Since 2012 a sophisticated but bizarre online neo-fascist movement has been growing fast. It’s called “The Dark Enlightenment”. Its modus operandi is well suited to today’s world. Supporters are dotted all over the world, connected via a handful of blogs and chat rooms. Its adherents are clever, angry white men patiently awaiting the collapse of civilisation, and a return to some kind of futuristic, ethno-centric feudalism.

It started, suitably enough, with two blogs. Mencius Moldbug, a prolific blogger and computer whizz from San Francisco, and Nick Land, an eccentric British philosopher (previously co-founder of Warwick University’s Cybernetic Culture Research Unit) who in 2012 wrote the eponymous “The Dark Enlightenment”, as a series of posts on his site. You can find them all here.
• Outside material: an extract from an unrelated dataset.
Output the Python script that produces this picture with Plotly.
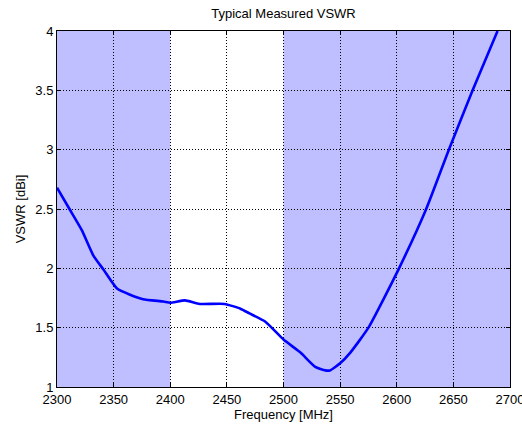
import plotly.graph_objects as go

freq = [2300, 2311, 2322, 2332, 2341, 2353, 2364, 2376, 2394, 2400, 2413, 2426,
        2448, 2462, 2470, 2484, 2500, 2515, 2528, 2537, 2541, 2550, 2559, 2575,
        2602, 2626, 2646, 2667, 2689]
vswr = [2.68, 2.50, 2.32, 2.11, 1.99, 1.83, 1.78, 1.74, 1.72, 1.71, 1.73, 1.70,
        1.70, 1.66, 1.62, 1.55, 1.40, 1.29, 1.17, 1.14, 1.14, 1.20, 1.29, 1.50,
        2.00, 2.50, 3.00, 3.50, 4.00]

band_start = [2300, 2500]
band_end = [2400, 2700]

x_ticks = [2300, 2350, 2400, 2450, 2500, 2550, 2600, 2650, 2700]
y_ticks = [1, 1.5, 2, 2.5, 3, 3.5, 4]
y_tick_text = ["1", "1.5", "2", "2.5", "3", "3.5", "4"]

fig = go.Figure()
fig.add_trace(go.Scatter(x=freq, y=vswr, mode="lines",
                         line=dict(color="#0000FF", width=2.6, shape="spline", smoothing=0.5),
                         showlegend=False, hoverinfo="skip"))

for s, e in zip(band_start, band_end):
    fig.add_shape(type="rect", xref="x", yref="paper", x0=s, x1=e, y0=0, y1=1,
                  fillcolor="#BFBFFF", line=dict(width=0), layer="below")

font = "Liberation Sans, Arial, sans-serif"
axis_common = dict(showline=True, linecolor="black", linewidth=1, mirror="ticks",
                   ticks="inside", ticklen=4, tickcolor="black",
                   showgrid=True, gridcolor="#000000", gridwidth=1, griddash="1px,2px",
                   zeroline=False, ticklabeloverflow="allow", automargin=False,
                   tickfont=dict(family=font, size=13, color="black"))

fig.update_layout(
    width=522, height=427,
    margin=dict(l=57, r=12, t=31, b=40, autoexpand=False),
    paper_bgcolor="white", plot_bgcolor="white",
    title=dict(text="Typical Measured VSWR", x=0.5, xanchor="center", xref="paper",
               y=1, yref="container", yanchor="top", pad=dict(t=9),
               font=dict(family=font, size=13, color="black")),
    xaxis=dict(range=[2300, 2700], tickvals=x_ticks,
               title=dict(text="Frequency [MHz]", font=dict(family=font, size=13, color="black"), standoff=1),
               **axis_common),
    yaxis=dict(range=[1, 4], tickvals=y_ticks, ticktext=y_tick_text,
               title=dict(text="VSWR [dBi]", font=dict(family=font, size=13, color="black"), standoff=6),
               **axis_common),
)

fig.write_html("out.html", config={"displayModeBar": False},
               post_script="document.body.style.margin='0px';")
The philosophy, difficult to pin down exactly, is a loose collection of neo-reactionary ideas, meaning a rejection of most modern thinking: democracy, liberty, and equality. Particular contempt is reserved for democracy, which Land believes “systematically consolidate[s] and exacerbate[es] private vices, resentments, and deficiencies until they reach the level of collective criminality and comprehensive social corruption.”

So, according to this report, we should be terrified of a bunch of basement-dwelling maladjusted would-be techno-feudalists. The question that immediately springs to mind is “why?” We’re told that they’re “neo-reactionary”, “racist”, and “sexist”. We need to be afraid of them because they have the power to … well, nothing. He’s sounding the tocsin of alarm because he’s discovered that there are people who are wrong on the internet!

Update, 3 February: Scharlach created an affinity diagram of the Dark Enlightenment movement, grouped according to their major themes.

Click to see the original post.

Click to see the original post.

Update, 4 February: ESR‘s take on the affinity diagram linked above.

Just looking at the map, someone unfamiliar with the players would be justified in wondering if there’s really any coherence there at all. And that’s a fair question. Some of the people the map sweeps in don’t think of themselves as “Dark Enlightenment” at all. This is notably true of the light green cluster marked “Techno-Commercialists/Futurists” at the top, and the “Economists” connected to it in yellow.

If I belonged on this map, that’s where I’d be. I know Eliezer Yudkowsky; the idea that he and the Less Wrong crowd and Robin Hanson feel significant affinity with most of the rest of that map is pretty ludicrous.

Note, however, that one of only two links to the rest is “Nick Land”. This is a clue, because Nick Land is probably the single most successful booster of the “Dark Enlightenment” meme. It’s in his interest to make the movement look as big and various as he can manage, and I think this map is partly in the nature of a successful con job or dezinformatsiya.

In this, Land is abetted by people outside the movement who are well served by making it look like the Dark Enlightenment is as big and scary as possible. Some of those people lump in the techno-futurist/economist group out of dislike for that group’s broadly libertarian politics – which though very different from the reactionary ideas of the core Dark Enlightenment, is also in revolt against conventional wisdom. Others lump them in out of sheer ignorance.

So, my first contention is that Nick Land has pulled a fast one. That said, I think there is a core Dark Enlightenment – mostly identifiable with the purple “Political Philosophy” group, but with some crossover into HBD and Masculinity and (possibly) the other groups at the bottom of the map.

For the record, I don’t think I’ve got a dog in this fight … I only recognize the names of nine of the linked sites, and most of those are of the recognize-the-name sense, not the familiar-with-the-content sense.